1. Confines of the movie world. The stage is set at the newest MIT graduate dormitory, the Warehouse. Tonight, the "Moulin Rouge" is on!
Picture 1. Confines of the movie world.
2. Spectators are gathering. Paradoxically, in the age of personal entertainment the dorm residents rarely use two TVs in small lounges, but rush to gather in a bigger conference room round a projection screen and share the experience of watching a movie with a crowd of neighbours.

3. There is food. Food is a traditional complement of an American movie. Did you ever get to know anybody while standing in a queue for popcorn?

4. Preliminary arrangements. Is this place free? Hold the plate for a moment please... How can I possibly eat all this pizza?

5. Brown movement. People chat, go to and fro, occasionally bump into each other, make friends.

6. The show begins. The soundtrack is augmented by steady chewing. Comments, exclamations, gestures, and flashes of the disturbing photo camera randomly scattered in space and time accomplish the picture.

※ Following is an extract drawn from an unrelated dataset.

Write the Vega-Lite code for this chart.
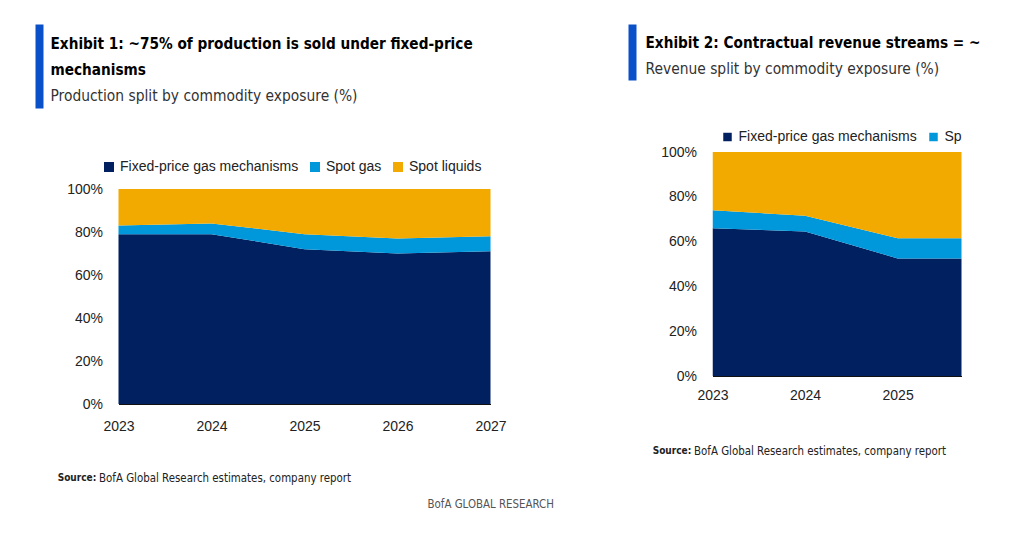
{
  "$schema": "https://vega.github.io/schema/vega-lite/v6.json",
  "background": "white",
  "padding": {"left": 38.5, "top": 22, "right": 0, "bottom": 0},
  "autosize": {"type": "pad"},
  "config": {
    "view": {"stroke": null},
    "font": "DejaVu Sans Condensed, sans-serif",
    "axis": {
      "labelFont": "Liberation Sans, Arial, sans-serif",
      "labelFontSize": 14,
      "labelColor": "#222222",
      "ticks": false,
      "tickSize": 0,
      "grid": false,
      "domain": false
    },
    "legend": {
      "labelFont": "Liberation Sans, Arial, sans-serif",
      "labelFontSize": 14,
      "labelColor": "#222222",
      "labelLimit": 400
    }
  },
  "datasets": {
    "production": [
      {"year": 2023, "series": "Fixed-price gas mechanisms", "value": 79},
      {"year": 2023, "series": "Spot gas", "value": 4},
      {"year": 2023, "series": "Spot liquids", "value": 17},
      {"year": 2024, "series": "Fixed-price gas mechanisms", "value": 79},
      {"year": 2024, "series": "Spot gas", "value": 5},
      {"year": 2024, "series": "Spot liquids", "value": 16},
      {"year": 2025, "series": "Fixed-price gas mechanisms", "value": 72},
      {"year": 2025, "series": "Spot gas", "value": 7},
      {"year": 2025, "series": "Spot liquids", "value": 21},
      {"year": 2026, "series": "Fixed-price gas mechanisms", "value": 70},
      {"year": 2026, "series": "Spot gas", "value": 7},
      {"year": 2026, "series": "Spot liquids", "value": 23},
      {"year": 2027, "series": "Fixed-price gas mechanisms", "value": 71},
      {"year": 2027, "series": "Spot gas", "value": 7},
      {"year": 2027, "series": "Spot liquids", "value": 22}
    ],
    "revenue": [
      {"year": 2023, "series": "Fixed-price gas mechanisms", "value": 66},
      {"year": 2023, "series": "Spot gas", "value": 8},
      {"year": 2023, "series": "Spot liquids", "value": 26},
      {"year": 2024, "series": "Fixed-price gas mechanisms", "value": 64.5},
      {"year": 2024, "series": "Spot gas", "value": 7},
      {"year": 2024, "series": "Spot liquids", "value": 28.5},
      {"year": 2025, "series": "Fixed-price gas mechanisms", "value": 52.5},
      {"year": 2025, "series": "Spot gas", "value": 9},
      {"year": 2025, "series": "Spot liquids", "value": 38.5},
      {"year": 2026, "series": "Fixed-price gas mechanisms", "value": 52.5},
      {"year": 2026, "series": "Spot gas", "value": 9},
      {"year": 2026, "series": "Spot liquids", "value": 38.5}
    ]
  },
  "title": {
    "text": "BofA GLOBAL RESEARCH",
    "orient": "bottom",
    "anchor": "start",
    "frame": "bounds",
    "dx": 388.5,
    "offset": 16,
    "fontSize": 11.4,
    "fontWeight": "normal",
    "color": "#555555"
  },
  "resolve": {"scale": {"color": "independent", "x": "independent", "y": "independent"}, "legend": {"color": "independent"}},
  "spacing": 125,
  "hconcat": [
    {
      "spacing": 52,
      "resolve": {"scale": {"color": "independent", "x": "independent", "y": "independent"}, "legend": {"color": "independent"}},
      "vconcat": [
        {
          "data": {"name": "production"},
          "width": 300,
          "height": 84,
          "mark": {"type": "point", "opacity": 0},
          "encoding": {
            "y": {
              "field": "value",
              "type": "quantitative",
              "axis": {"orient": "left", "offset": 79.5, "domain": true, "domainColor": "#0a50c8", "domainWidth": 8, "ticks": false, "labels": false, "title": null}
            }
          },
          "title": {
            "text": ["Exhibit 1: ~75% of production is sold under fixed-price", "mechanisms"],
            "subtitle": "Production split by commodity exposure (%)",
            "orient": "top",
            "anchor": "start",
            "frame": "bounds",
            "offset": -82.1,
            "dx": 11.5,
            "font": "DejaVu Sans Condensed, sans-serif",
            "fontSize": 15.2,
            "fontWeight": "bold",
            "lineHeight": 26,
            "color": "#000000",
            "subtitleFont": "DejaVu Sans Condensed, sans-serif",
            "subtitleFontSize": 15.4,
            "subtitleColor": "#333333",
            "subtitlePadding": 11
          }
        },
        {
          "data": {"name": "production"},
          "width": 372,
          "height": 215,
          "mark": {"type": "area"},
          "encoding": {
            "x": {
              "field": "year",
              "type": "quantitative",
              "scale": {"domain": [2023, 2027], "nice": false, "zero": false},
              "axis": {
                "values": [2023, 2024, 2025, 2026, 2027],
                "format": "d",
                "labelFlush": false,
                "labelPadding": 15,
                "domain": true,
                "domainColor": "#111111",
                "domainWidth": 1,
                "title": "BofA Global Research estimates, company report",
                "titleX": -20,
                "titleY": 77,
                "titleAlign": "left",
                "titleAnchor": "start",
                "titleBaseline": "alphabetic",
                "titleFont": "DejaVu Sans Condensed, sans-serif",
                "titleFontSize": 11.4,
                "titleFontWeight": "normal",
                "titleColor": "#222222"
              }
            },
            "y": {
              "field": "value",
              "type": "quantitative",
              "stack": "zero",
              "scale": {"domain": [0, 100], "nice": false},
              "axis": {"values": [0, 20, 40, 60, 80, 100], "labelExpr": "datum.value + '%'", "labelPadding": 16, "title": null}
            },
            "order": {"field": "series", "sort": "ascending"},
            "color": {
              "field": "series",
              "type": "nominal",
              "scale": {"domain": ["Fixed-price gas mechanisms", "Spot gas", "Spot liquids"], "range": ["#002060", "#0098DB", "#F2AA00"]},
              "legend": {
                "orient": "none",
                "legendX": -16.5,
                "legendY": -29,
                "direction": "horizontal",
                "title": null,
                "symbolType": "square",
                "symbolSize": 100,
                "symbolStrokeWidth": 0,
                "symbolOpacity": 1,
                "labelOffset": 4,
                "columnPadding": 9
              }
            }
          },
          "title": {
            "text": "Source:",
            "orient": "bottom",
            "anchor": "start",
            "frame": "bounds",
            "dx": -9,
            "offset": -10,
            "font": "DejaVu Sans Condensed, sans-serif",
            "fontSize": 10,
            "fontWeight": "bold",
            "color": "#222222"
          }
        }
      ]
    },
    {
      "spacing": 50,
      "resolve": {"scale": {"color": "independent", "x": "independent", "y": "independent"}, "legend": {"color": "independent"}},
      "vconcat": [
        {
          "data": {"name": "revenue"},
          "width": 200,
          "height": 56,
          "mark": {"type": "point", "opacity": 0},
          "encoding": {
            "y": {
              "field": "value",
              "type": "quantitative",
              "axis": {"orient": "left", "offset": 80.5, "domain": true, "domainColor": "#0a50c8", "domainWidth": 8, "ticks": false, "labels": false, "title": null}
            }
          },
          "title": {
            "text": "Exhibit 2: Contractual revenue streams = ~",
            "subtitle": "Revenue split by commodity exposure (%)",
            "orient": "top",
            "anchor": "start",
            "frame": "bounds",
            "offset": -53,
            "dx": 13.5,
            "font": "DejaVu Sans Condensed, sans-serif",
            "fontSize": 15.2,
            "fontWeight": "bold",
            "color": "#000000",
            "subtitleFont": "DejaVu Sans Condensed, sans-serif",
            "subtitleFontSize": 15.4,
            "subtitleColor": "#333333",
            "subtitlePadding": 10
          }
        },
        {
          "data": {"name": "revenue"},
          "width": 249,
          "height": 224,
          "mark": {"type": "area", "clip": true},
          "encoding": {
            "x": {
              "field": "year",
              "type": "quantitative",
              "scale": {"domain": [2023, 2025.69], "nice": false, "zero": false},
              "axis": {
                "values": [2023, 2024, 2025],
                "format": "d",
                "labelFlush": false,
                "labelPadding": 12,
                "domain": true,
                "domainColor": "#111111",
                "domainWidth": 1,
                "title": "BofA Global Research estimates, company report",
                "titleX": -19,
                "titleY": 78,
                "titleAlign": "left",
                "titleAnchor": "start",
                "titleBaseline": "alphabetic",
                "titleFont": "DejaVu Sans Condensed, sans-serif",
                "titleFontSize": 11.4,
                "titleFontWeight": "normal",
                "titleColor": "#222222"
              }
            },
            "y": {
              "field": "value",
              "type": "quantitative",
              "stack": "zero",
              "scale": {"domain": [0, 100], "nice": false},
              "axis": {"values": [0, 20, 40, 60, 80, 100], "labelExpr": "datum.value + '%'", "labelPadding": 16, "title": null}
            },
            "order": {"field": "series", "sort": "ascending"},
            "color": {
              "field": "series",
              "type": "nominal",
              "scale": {"domain": ["Fixed-price gas mechanisms", "Spot gas", "Spot liquids"], "range": ["#002060", "#0098DB", "#F2AA00"]},
              "legend": {
                "orient": "none",
                "legendX": 8,
                "legendY": -22,
                "direction": "horizontal",
                "title": null,
                "values": ["Fixed-price gas mechanisms", "Spot gas"],
                "labelExpr": "datum.label == 'Spot gas' ? 'Sp' : datum.label",
                "symbolType": "square",
                "symbolSize": 72,
                "symbolStrokeWidth": 0,
                "symbolOpacity": 1,
                "labelOffset": 4,
                "columnPadding": 9
              }
            }
          },
          "title": {
            "text": "Source:",
            "orient": "bottom",
            "anchor": "start",
            "frame": "bounds",
            "dx": -8,
            "offset": -10,
            "font": "DejaVu Sans Condensed, sans-serif",
            "fontSize": 10,
            "fontWeight": "bold",
            "color": "#222222"
          }
        }
      ]
    }
  ]
}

7. The face of uncertainty. It is hard to see on the picture that the personage on the screen is sticking out his tongue. The spectators are in a better position to observe it. However, they are rarely fully concentrated on the screen, particularly during the first half of the show. There is always somebody replenishing his or her plate, stepping in the room or out of it, etc.

Picture 2. The face of uncertainty.
8. The show is over. The film ends. Immediately, almost everybody is up and heading towards the exit.

9. Exchanging impressions. Now is the time to talk about the experience. What's the name of that beautiful actress? Who is the director? The music is wonderful... Is it?


Discussion

The collaborative activity that people engage in when they get together to see a movie is multi-layered.

It is simultaneously a theater show (spectators vs. actors, mimesis), a party (food, people coming and going), and an activity involving (quasi) direct observation (sight, hearing) of the movie events and that of other people's reaction (sight, hearing + sometimes touch).

There exists a wide range of scenarios differing in terms of content, delivery, equipment, space, audience, etc., e.g. conventional movie theater, drive-in, home theater, regular TV+VCR, Internet-based broadcasting...

Conjoint viewing by spatially separated spectators: existent prototypes. Stefan and Mike's projects: iCOM, Vision Televison, + Reflection of Presence?

General approach: combine online show and online meeting; if the participants of the activity are not physically collocated, they should be particiapting in it at the same time; if neither the unity of place, nor the unity of time is possible, there can still be a way to transmit emotional reactions of other people to the same events through video/audio(/touch?) recording. Turn exchange (like chess by correspondence)?

Why do people go to movie theaters these days?